Mengenal Apa Itu Surat Edaran Mahkamah Agung dan Kedudukannya

ERA.id - Mahkamah Agung (MA) telah resmi melarang hakim mengabulkan permohonan pencatatan pernikahan beda agama. Hal tersebut tertuang dalam Surat Edaran MA (SEMA) Nomor 2 Tahun 2023 tentang Petunjuk bagi Hakim dalam Mengadili Perkara Permohonan Pencatatan Perkawinan Antar-Umat Beragama yang Berbeda Agama dan Kepercayaan yang ditandatangani oleh Ketua MA, Muhammad Syarifuddin.

Dari hal tersebut tampaklah bahwa surat edaran Mahkamah Agung memiliki kekuatan hukum yang kuat. Sebenarnya, apa itu surat Edaran Mahkamah Agung? Simak penjelasan berikut yang dirangkum Era.id dari jurnal berjudul Kedudukan Surat Edaran Mahkamah Agung (SEMA) dalam Hukum Positif di Indonesia.

Apa Itu Surat Edaran Mahkamah Agung (SEMA)?

Berdasarkan Pasal 8 Undang-Undang No. 12 Tahun 2011, meski sebagian besar isi SEMA berfungsi sebagai peraturan kebijakan (beleidsregel), tetapi SEMA bisa digolongkan sebagai peraturan perundang-undangan dan punya kekuatan hukum mengikat seperti yang ditentukan dalam Pasal 8 Ayat 2 UU Nomor 12 Tahun 2012. Ini karena pembentukan SEMA didasari oleh perintah Pasal 79 UU Mahkamah Agung.

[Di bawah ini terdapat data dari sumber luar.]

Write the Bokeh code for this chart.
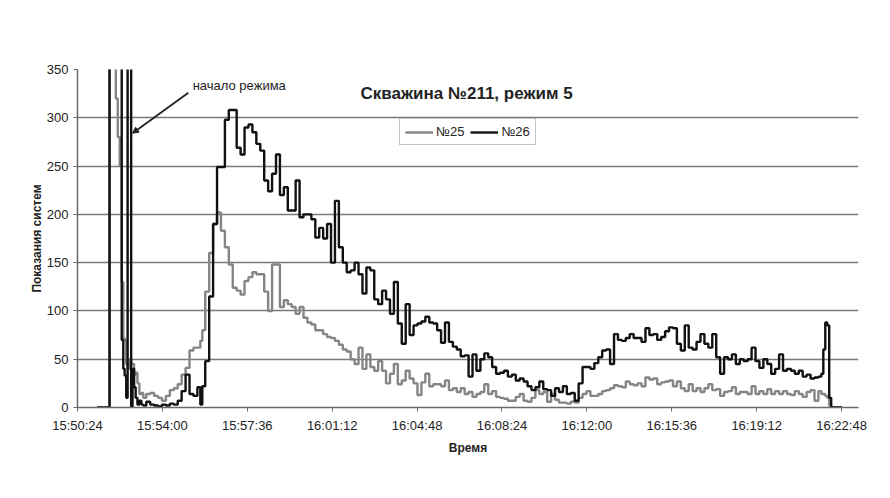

Gedung Mahkamah Agung (situs web resmi MA)

Ditinjau dari segi kewenangan, SEMA dibentuk berdasarkan kewenangan pengaturan Mahkamah Agung. Pengaturan ini berhubungan dengan fungsi yang lain, yaitu administrasi, nasihat, pengawasan, dan peradilan.

Secara teori, menentukan kedudukan SEMa dalam hierarki peraturan perundang-undangan adalah hal yang tidak mudah. Ini terjadi karena tidak ada aturan baku yang bisa dijadikan acuan.

Perlu diketahui, kedudukan SEMA dalam pranata Mahmamah Agung—berdasarkan bentuk formal dan isi—berada di bawah peraturan Mahkamah Agung (PERMA). Alasan dari hal tersebut adalah PERMA dibuat dalam bentuk formal yang lebih sempurna sebagai salah bentuk peraturan.

SEMA bisa dibuat berdasarkan PERMA. Selain itu, PERMA bisa membatalkan suatu SEMA. Sebagai contoh, SEMA Nomor 6 Tahun 1967 dibatalkan oleh PERMA Nomor 1 Tahun 1969.

Ditinjau dari subjek penggunanya, SEMA bisa digolongkan ke dalam aturan kebijakan (bleidsregel) sebab biasanya ditunjukan kepada hakim, panitera, dan jabatan lain di pengadilan.

Bentuk formal SEMA juga lebih mendekati peraturan kebijakan daripada peraturan perundang-undangan pada umumnya. Sementara, jika dilihat dari segi isi, tidak semua SEMA bisa digolongkan sebagai aturan kebijakan (bleidsregel).

Dasar hukum keberlakuan SEMA bisa dilihat dalam Pasal 79 Undang-Undang No. 14 Tahun 1985 tentang Mahkamah Agung. Dalam pasal tersebut, undang-undang memberikan kewenangan kepada MA untuk membentuk hukum atau rule making power.

Hal tersebut dilakukan supaya MA bisa menyelesaikan persoalan-persoalan yang tidak diatur secara rinci dalam peraturan perundang-undangan. Meski demikian, tidak semua SEMA bisa dikategorikan menjalankan fungsi rule making power, hanya SEMA yang mengatur hukum acara dan mengisi kekosongan hukum.

Berdasarkan Pasal 8 UU Nomor 12 Tahun 2011 tentang pembentukan peraturan perundang-undangan, SEMA yang didasari ketentuan Pasal 79 UU Nomor 14 Tahun 1985 tentang MA memiliki kekuatan hukum mengikat dan bisa digolongkan sebagai peraturan perundang-undangan.